February 17, 2010Comments are closed.adoptions, attitude
I sometimes wonder if I should rename this blog to ‘the thing someone said at work today that made my head explode’.
Our valentine’s day promotion was a huge success. We broke the record for, wait for it, the single highest number of pets adopted in a weekend. 40 pets altogether. Great huh?
Except.
A meeting after the event revealed the troops weren’t happy. Why? Because we had promoted adopting pets at Valentine’s Day, but as ‘a pet is for life, not just for Christmas’… we actively tell people not to adopt at Christmas. Doesn’t that make us hypocrites?
FFS!
I’d like to point out that the ‘a pet is for life, not just for Christmas’ slogan came out in 1978. Or to put it another way, a full year before I was even born. Or to put it another, another way, the slogan came out when large-screen tvs looked like this;
Certainly, it was a snappy catchphrase back then. But the rationale behind it is just so goddamn outdated now, I actually can’t believe in 2010 I’m hearing people criticise our new promotion that saved just so many lives, in favour of the wisdom of a bumper sticker from 32 years ago.

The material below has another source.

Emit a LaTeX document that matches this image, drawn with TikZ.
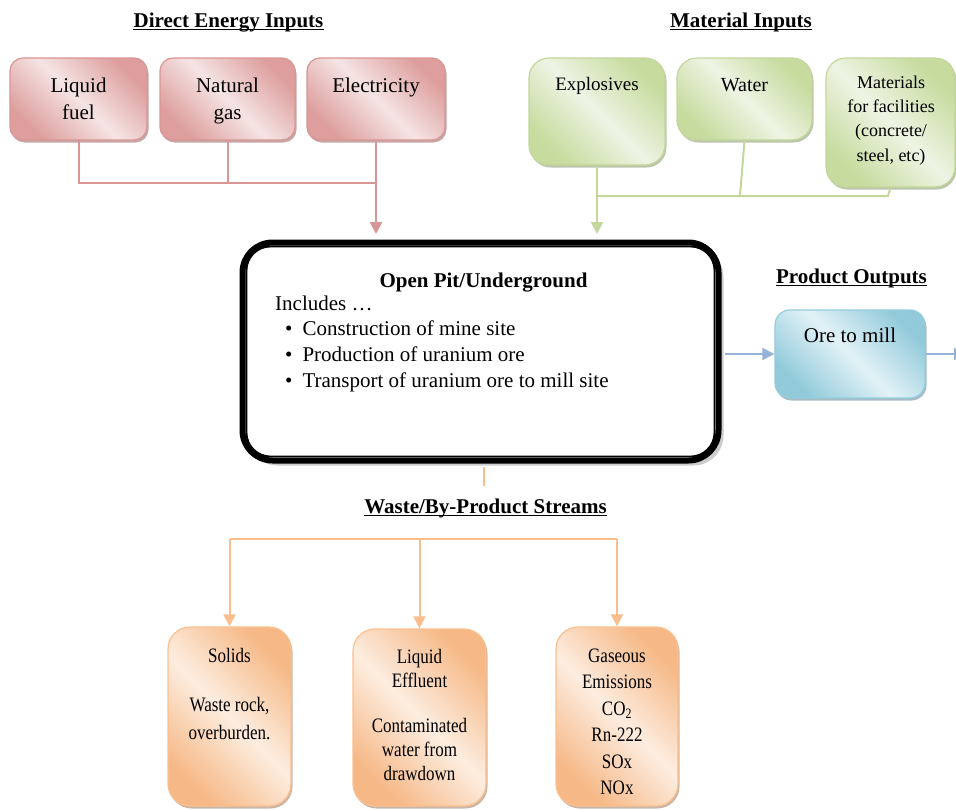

So while my headsploded all over the office and I listened to the dusty thinking being bandied about through long epilogues of judgement and righteousness, I wondered; how do we ever get over this retro idea that promoting rescue pets during holidays and seasonal events is wrong somehow?
So this is my call; the banishment of the unhelpful cliché of ‘a pet is for life, not just for Christmas’ from our thinking forever.
We have to recognise that all of these internal debates are exactly that – internal debates. The only people who care about treating this slogan with any kind of reverance… are those people who work in rescue. The public couldn’t care less and get a pet, whenever it’s most convenient for them and overwhelmingly, go on to be perfectly capable pet owners.
It’s time to ditch once and for all, that dated, dreary old platitude, ‘a pet is for life, not just for Christmas’.